Envy, like all the rest of the seven deadly sins, comes one step after that.* To envy is to say, I can never deserve or truly possess this good thing. All hope is lost, so it will never be mine, even if I appear to possess it. But I want to keep it near me anyway, so that I can more vividly remember the hope that I have lost. While that is ridiculous from a logical standpoint, it can make perfect and horrible sense on an emotional level. Emotions are more like chemistry than like math. You can't convince or prove your way out of an emotional assumption, any more than you can add +1 to N indefinitely to make the scent of oranges. You have to replace it with a different assumption.

Because the thing, whatever it is, isn't the actual target of the envy. Rather it is the happiness you associate with possession of the thing. The ability to experience happiness is the prerogative of the hopeful, not necessarily the skilled or the wealthy or the talented or the strong. Those things can all provide different and exciting ways to be happy, provided the person who has them is also filled with hope.

So what is it, this magical assumption that can replace the belief in despair, and pull a person back from the brink of unforgivable sin?

The best way I know to answer is this: To believe that you are loved.
What news will shine at just the right angle into the dim and frightened corners of your soul? What evidence will you find yourself able to actually believe? That I can't tell you.

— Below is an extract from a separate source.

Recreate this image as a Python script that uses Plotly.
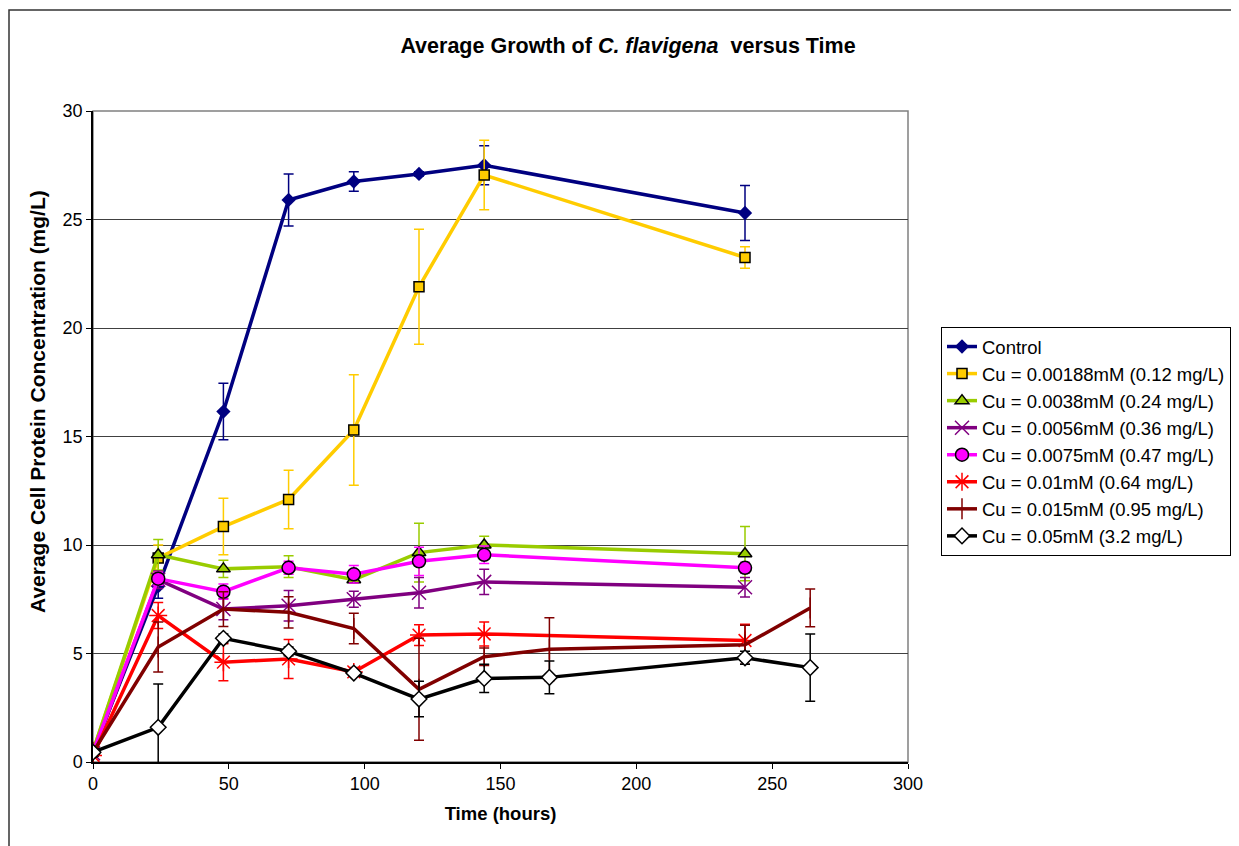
import plotly.graph_objects as go

# ---------------- data ----------------
t8 = [0, 24, 48, 72, 96, 120, 144, 240]
t10 = [0, 24, 48, 72, 96, 120, 144, 168, 240, 264]

control = [0.5, 8.1, 16.15, 25.9, 26.75, 27.1, 27.5, 25.3]
control_err = [0, 0.55, 1.3, 1.2, 0.45, 0.1, 0.9, 1.27]

cu_00188 = [0.5, 9.4, 10.85, 12.1, 15.3, 21.9, 27.05, 23.25]
cu_00188_err = [0, 0.6, 1.3, 1.35, 2.55, 2.65, 1.6, 0.5]

cu_0038 = [0.5, 9.55, 8.9, 9.0, 8.4, 9.65, 10.0, 9.6]
cu_0038_err = [0, 0.7, 0.4, 0.5, 0.15, 1.35, 0.4, 1.25]

cu_0056 = [0.4, 8.4, 7.05, 7.2, 7.5, 7.8, 8.3, 8.05]
cu_0056_err = [0, 0.4, 0.5, 0.7, 0.37, 0.7, 0.58, 0.45]

cu_0075 = [0.45, 8.45, 7.85, 8.95, 8.65, 9.25, 9.55, 8.95]
cu_0075_err = [0, 0.3, 0.35, 0.3, 0.4, 0.65, 0.4, 0.25]

cu_001 = [0.3, 6.75, 4.6, 4.75, 4.15, 5.85, 5.9, 5.6]
cu_001_err = [0, 0.6, 0.85, 0.9, 0.2, 0.48, 0.55, 0.75]

cu_0015 = [0.45, 5.3, 7.05, 6.9, 6.15, 3.35, 4.85, 5.2, 5.4, 7.1]
cu_0015_err = [0, 1.15, 0.8, 0.72, 0.7, 2.35, 0.4, 1.45, 0.9, 0.87]

cu_005 = [0.45, 1.6, 5.7, 5.1, 4.1, 2.9, 3.85, 3.9, 4.8, 4.35]
cu_005_err = [0, 2.0, 0.2, 0.2, 0.1, 0.82, 0.65, 0.75, 0.3, 1.55]

names = [
    "Control",
    "Cu = 0.00188mM (0.12 mg/L)",
    "Cu = 0.0038mM (0.24 mg/L)",
    "Cu = 0.0056mM (0.36 mg/L)",
    "Cu = 0.0075mM (0.47 mg/L)",
    "Cu = 0.01mM (0.64 mg/L)",
    "Cu = 0.015mM (0.95 mg/L)",
    "Cu = 0.05mM (3.2 mg/L)",
]

series = [
    (t8, control, control_err, "#000080", dict(symbol="diamond", size=11, color="#000080", line=dict(width=0))),
    (t8, cu_00188, cu_00188_err, "#FFCC00", dict(symbol="square", size=10, color="#FFCC00", line=dict(width=1.5, color="black"))),
    (t8, cu_0038, cu_0038_err, "#99CC00", dict(symbol="triangle-up", size=12, color="#99CC00", line=dict(width=1.5, color="black"))),
    (t8, cu_0056, cu_0056_err, "#800080", dict(symbol="x-thin-open", size=14, color="#800080", line=dict(width=1.5, color="#800080"))),
    (t8, cu_0075, cu_0075_err, "#FF00FF", dict(symbol="circle", size=13, color="#FF00FF", line=dict(width=1.5, color="black"))),
    (t8, cu_001, cu_001_err, "#FF0000", dict(symbol="asterisk-open", size=15, color="#FF0000", line=dict(width=1.5, color="#FF0000"))),
    (t10, cu_0015, cu_0015_err, "#800000", dict(symbol="line-ns-open", size=15, color="#800000", line=dict(width=1.5, color="#800000"))),
    (t10, cu_005, cu_005_err, "#000000", dict(symbol="diamond", size=12, color="white", line=dict(width=1.5, color="black"))),
]

fig = go.Figure()
for i, (x, y, e, col, mk) in enumerate(series):
    fig.add_trace(go.Scatter(
        x=x, y=y, name=names[i], mode="lines+markers",
        line=dict(color=col, width=3.5),
        marker=mk,
        legendgroup=f"g{i}",
        error_y=dict(type="data", array=e, visible=True, color=col, thickness=1.5, width=5),
    ))

FONT = "Liberation Sans, Arial, sans-serif"
W, H = 1231, 838

fig.update_layout(
    width=W, height=H,
    margin=dict(l=85, r=331, t=103, b=84, autoexpand=False),
    paper_bgcolor="white", plot_bgcolor="white",
    font=dict(family=FONT, size=18, color="black"),
    title=dict(
        text="<b>Average Growth of <i>C. flavigena</i>  versus Time</b>",
        x=620 / W, xref="container", xanchor="center",
        y=1 - 37 / H, yref="container", yanchor="middle",
        font=dict(family=FONT, size=21.5, color="black"),
    ),
    xaxis=dict(
        range=[0, 300], tickvals=[0, 50, 100, 150, 200, 250, 300],
        showgrid=False, zeroline=False,
        showline=True, linecolor="black", linewidth=1.5,
        ticks="outside", ticklen=5, tickcolor="black",
        tickfont=dict(size=18),
        title=dict(text="<b>Time (hours)</b>", font=dict(size=18.5), standoff=14),
    ),
    yaxis=dict(
        range=[0, 30], tickvals=[0, 5, 10, 15, 20, 25, 30],
        showgrid=True, gridcolor="#404040", gridwidth=1,
        zeroline=False,
        showline=True, linecolor="black", linewidth=1.5,
        ticks="outside", ticklen=5, tickcolor="black",
        tickfont=dict(size=18),
    ),
    legend=dict(
        x=(941 - 93) / 815, y=(762 - 327) / 651, xanchor="left", yanchor="top",
        bordercolor="black", borderwidth=1, bgcolor="white",
        font=dict(family=FONT, size=18.5),
        tracegroupgap=0,
    ),
    showlegend=True,
)

# y-axis title as a rotated annotation (positioned like the original)
fig.add_annotation(
    text="<b>Average Cell Protein Concentration (mg/L)</b>",
    xref="paper", yref="paper",
    x=(38 - 93) / 815, y=(762 - 402) / 651,
    xanchor="center", yanchor="middle",
    textangle=-90, showarrow=False,
    font=dict(family=FONT, size=21, color="black"),
)

# plot area frame (gray top/right)
fig.add_shape(type="rect", xref="paper", yref="paper", x0=0, x1=1, y0=0, y1=1,
              line=dict(color="#808080", width=1.5), layer="below")
# outer chart frame
fig.add_shape(type="rect", xref="paper", yref="paper",
              x0=(9 - 93) / 815, x1=(1260 - 93) / 815,
              y0=(762 - 870) / 651, y1=(762 - 10) / 651,
              line=dict(color="#333333", width=1.5), layer="below")

fig.write_html("out.html")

Maybe it's a little gesture by another person. Say they notice something that's making you sad, offer to help you fix it, and when it works, their happiness at seeing you feel better is as big as your happiness for having a source of sadness removed. (Thanks for the awesome Xmas present, dave!) Or maybe you read or hear something that resonates in some empty place inside you, lets you realize that somebody out there understands and accepts the way you feel, even if you and they may never meet. It could be a matter of happenstance; maybe the wind blows an ad against your foot that says "never say never!" when you were just ranting in your head that things would never change. It's silly and sometimes--to logical analysis--nonsensical. But as long as it works to get you through the emotional transformation from despair back into hope, I say it's legit!



Here's a song fragment. May finish it, may not, but I thought it up while writing this post, so it gets written down here.

there's a hole in the ceiling of my soul
lets in the light, lets in the cold
I pray that it may never close





*There are those who say pride actually comes before despair. And in terms of logic their arguments make sense. But not in terms of emotional states. Search your own remembrance, you who have known the worst moments a living being may know! Does not the false and sneering pride come only after one relinquishes hope? Is it not a mere form of resistance to one's desperate urge to take up hope again?

1 comments:

Amber E said...

Insightful, depressing subject but insightful. Would comment more but must run now. Lots of love.